III.The majority held that the legislature (not the Commissioner) may forbid the doing of an act and make its commission criminal without regard to the intention, knowledge, or motive of the doer. I agree. While it is not essential that the wrongdoer should intend to commit the crime to which his act amounts, “it it essential that he should intend to do the act which constitutes the crime.” State v. Kremer, 262 Minn. 190, 114 N.W.2d 88 (1962). The criminal act is the firing at an antlerless deer.
In Kremer, the defendant was charged with driving through a “red flashing” light in violation of a city ordinance. The Supreme Court reversed the defendant’s conviction. He had not intended the criminal act. The defendant (1) could not stop as his car brakes had failed to operate, (2) had experienced no prior brake problem, (3) had no knowledge that his brakes were defective. Here, the defendant Suter did not fire at the antlerless deer; he intended to and did fire at the buck. He did not intend the criminal act.
The majority relies upon the following rationale in Kremer for imposing absolute liability in this case:
[E]ven though a person does not criminally intend the harm caused by his acts, he “usually is in a position to prevent *377it with no more care than society might reasonably expect and no more exertion than it might reasonably exact from one who assumed his responsibilities”.
Id. at 192, 114 N.W.2d at 89 (emphasis added).
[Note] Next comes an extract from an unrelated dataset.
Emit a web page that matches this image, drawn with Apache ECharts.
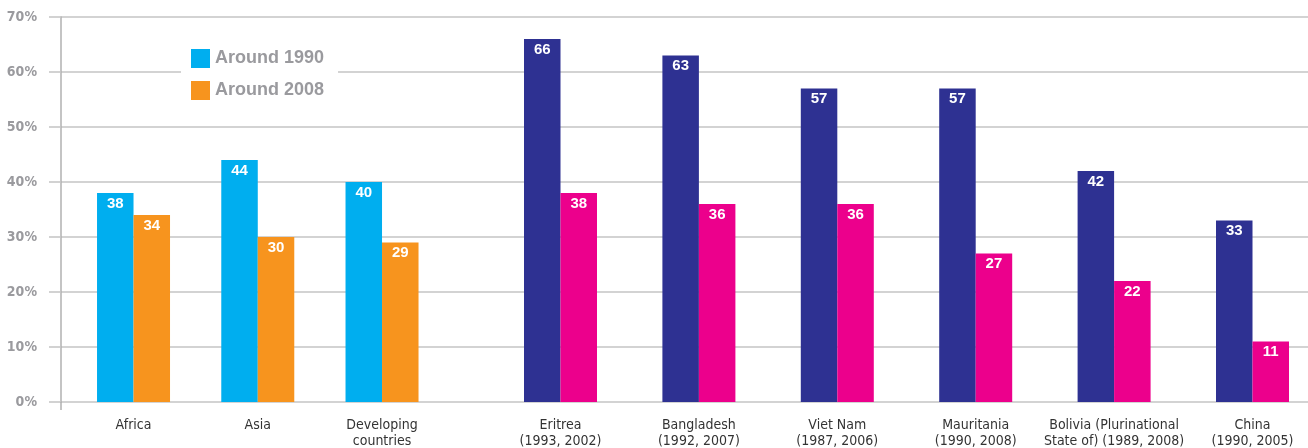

In this case, the antlerless deer was 15 feet behind the buck and out of defendant’s vision. Defendant shot at the buck and missed, a mere errant shot. His shot may have been deflected by a branch or twig. It is even possible to have passed through the buck without killing it, continued on and killed the antlerless deer. This was a strictly accidental killing of an antlerless deer. Nothing short of simply not firing could have prevented this accident.
IV. If there is absolute liability, as the majority holds, then nothing in the statute justifies the majority’s reading into the law an exception for “accidental discharge.” Any killing, whether accidental or not, would be technically an illegal taking. Indeed, the DNR interprets the statute that way. Hitting a deer with your car, let alone the accidental firing of a gun, is an illegal taking.
The majority, however, does not read the statute literally. They read into the statute an arbitrary line: those who accidentally fire their guns are not in violation; those who fire but accidentally miss the intended target are in violation.
If one is going to read into the statute a limitation, this particular one does not make sense; the facts of this case point out the inequity of the majority’s arbitrary line. Defendant saw and attempted to shoot a buck which he legally had the right to take. The path of a bullet in a forested area can be deflected by the smallest of twigs. There is no showing of anything but lawful intent. Why defendant with no unlawful intent should be prosecuted and some other hunter who with no unlawful intent accidentally fires and kills a deer should not be prosecuted is not explained by the majority.
A hunter who in all good faith attempts to hunt legally but through mistake or accident takes a deer should not be prosecuted without more. If he did more, such as transporting or processing the deer, then he has shown an intent worthy of prosecution. To criminally prosecute a hunter only for being a poor shot, however, is a travesty. I do not believe that defendant’s conduct is the kind of conduct which the legislature meant to proscribe.